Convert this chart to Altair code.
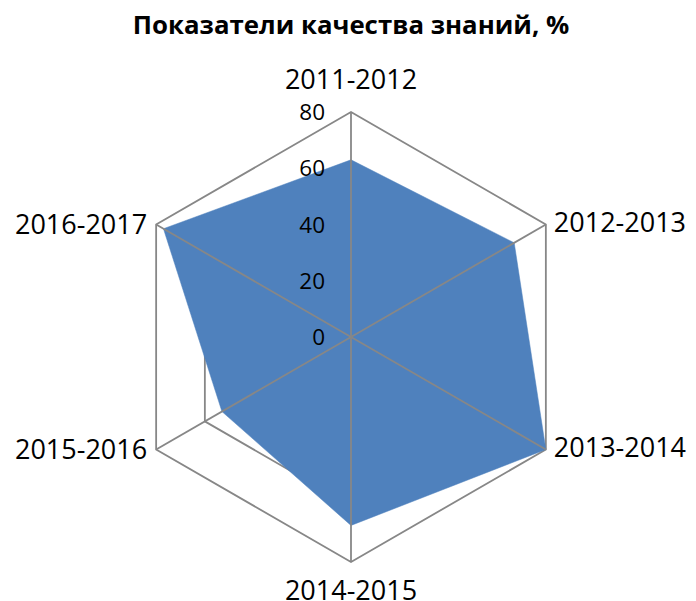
import altair as alt
import pandas as pd

title_text = "Показатели качества знаний, %"
categories = ["2011-2012", "2012-2013", "2013-2014", "2014-2015", "2015-2016", "2016-2017"]
values = [63, 67, 80, 67, 53, 77]
ticks = [0, 20, 40, 60, 80]
grid_levels = [20, 40, 60, 80]
rmax = 80

FONT = "Open Sans"
GRID = "#878787"
FILL = "#4F81BD"
LABEL_SIZE = 27

n = len(categories)
df = pd.DataFrame({"category": categories, "value": values, "idx": list(range(n))})
grid_df = pd.DataFrame(
    [{"level": lv, "idx": i} for lv in grid_levels for i in range(n)]
)
spoke_df = pd.DataFrame({"idx": list(range(n)), "r": [rmax] * n})
tick_df = pd.DataFrame({"tick": ticks, "label": [str(t) for t in ticks]})

W, H = 680, 593
cx, cy = 343, 329          # centre in plot coordinates
ppu = 225 / rmax           # pixels per unit
xs = alt.Scale(domain=[-cx / ppu, (W - cx) / ppu], nice=False, zero=False)
ys = alt.Scale(domain=[-(H - cy) / ppu, cy / ppu], nice=False, zero=False)

ang = "datum.idx * PI / 3"

grid = alt.Chart(grid_df).transform_calculate(
    gx=f"datum.level * sin({ang})", gy=f"datum.level * cos({ang})"
).mark_line(interpolate="linear-closed", color=GRID, strokeWidth=1.8).encode(
    x=alt.X("gx:Q", scale=xs, axis=None),
    y=alt.Y("gy:Q", scale=ys, axis=None),
    detail="level:N",
    order="idx:Q",
)

area = alt.Chart(df).transform_calculate(
    px=f"datum.value * sin({ang})", py=f"datum.value * cos({ang})"
).mark_line(interpolate="linear-closed", fill=FILL, stroke=FILL, strokeWidth=0.5, fillOpacity=1).encode(
    x=alt.X("px:Q", scale=xs, axis=None),
    y=alt.Y("py:Q", scale=ys, axis=None),
    order="idx:Q",
)

spokes = alt.Chart(spoke_df).transform_calculate(
    x0="0", y0="0",
    sx=f"datum.r * sin({ang})", sy=f"datum.r * cos({ang})"
).mark_rule(color=GRID, strokeWidth=1.8).encode(
    x=alt.X("x0:Q", scale=xs, axis=None),
    y=alt.Y("y0:Q", scale=ys, axis=None),
    x2="sx:Q",
    y2="sy:Q",
)

tick_labels = alt.Chart(tick_df).transform_calculate(x0="0").mark_text(
    align="right", baseline="middle", dx=-26, dy=1, font=FONT, fontSize=22.5, color="#000000"
).encode(
    x=alt.X("x0:Q", scale=xs, axis=None),
    y=alt.Y("tick:Q", scale=ys, axis=None),
    text="label:N",
)

lab_base = alt.Chart(df).transform_calculate(
    lx=f"{rmax} * sin({ang})", ly=f"{rmax} * cos({ang})"
)
lab_enc = dict(
    x=alt.X("lx:Q", scale=xs, axis=None),
    y=alt.Y("ly:Q", scale=ys, axis=None),
    text="category:N",
)
lab_top = lab_base.transform_filter("datum.idx == 0").mark_text(
    align="center", baseline="middle", dy=-31, font=FONT, fontSize=LABEL_SIZE, color="#000000"
).encode(**lab_enc)
lab_bottom = lab_base.transform_filter("datum.idx == 3").mark_text(
    align="center", baseline="middle", dy=30, font=FONT, fontSize=LABEL_SIZE, color="#000000"
).encode(**lab_enc)
lab_right = lab_base.transform_filter("datum.idx == 1 || datum.idx == 2").mark_text(
    align="left", baseline="middle", dx=8, dy=-1, font=FONT, fontSize=LABEL_SIZE, color="#000000"
).encode(**lab_enc)
lab_left = lab_base.transform_filter("datum.idx == 4 || datum.idx == 5").mark_text(
    align="right", baseline="middle", dx=-9, dy=1, font=FONT, fontSize=LABEL_SIZE, color="#000000"
).encode(**lab_enc)

title = alt.Chart(pd.DataFrame({"t": [title_text]})).mark_text(
    align="center", baseline="middle", font=FONT, fontSize=25.8, fontWeight="bold", color="#000000"
).encode(x=alt.value(343), y=alt.value(18), text="t:N")

chart = alt.layer(
    grid, area, spokes, tick_labels, lab_top, lab_bottom, lab_right, lab_left, title
).properties(
    width=W, height=H, autosize="none", padding=0
).configure_view(stroke=None)

chart.save("out.html", embed_options={"renderer": "svg", "actions": False})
========
:: INSTRUCTIONS TO FOLLOW ::
Every line from the start of the listing above through the line with "[str(t) for t" should be repeated exactly; skip the pictures and add nothing else.

:: RESPONSE TO THE TASK ::
Convert this chart to Altair code.
import altair as alt
import pandas as pd

title_text = "Показатели качества знаний, %"
categories = ["2011-2012", "2012-2013", "2013-2014", "2014-2015", "2015-2016", "2016-2017"]
values = [63, 67, 80, 67, 53, 77]
ticks = [0, 20, 40, 60, 80]
grid_levels = [20, 40, 60, 80]
rmax = 80

FONT = "Open Sans"
GRID = "#878787"
FILL = "#4F81BD"
LABEL_SIZE = 27

n = len(categories)
df = pd.DataFrame({"category": categories, "value": values, "idx": list(range(n))})
grid_df = pd.DataFrame(
    [{"level": lv, "idx": i} for lv in grid_levels for i in range(n)]
)
spoke_df = pd.DataFrame({"idx": list(range(n)), "r": [rmax] * n})
tick_df = pd.DataFrame({"tick": ticks, "label": [str(t) for t in ticks]})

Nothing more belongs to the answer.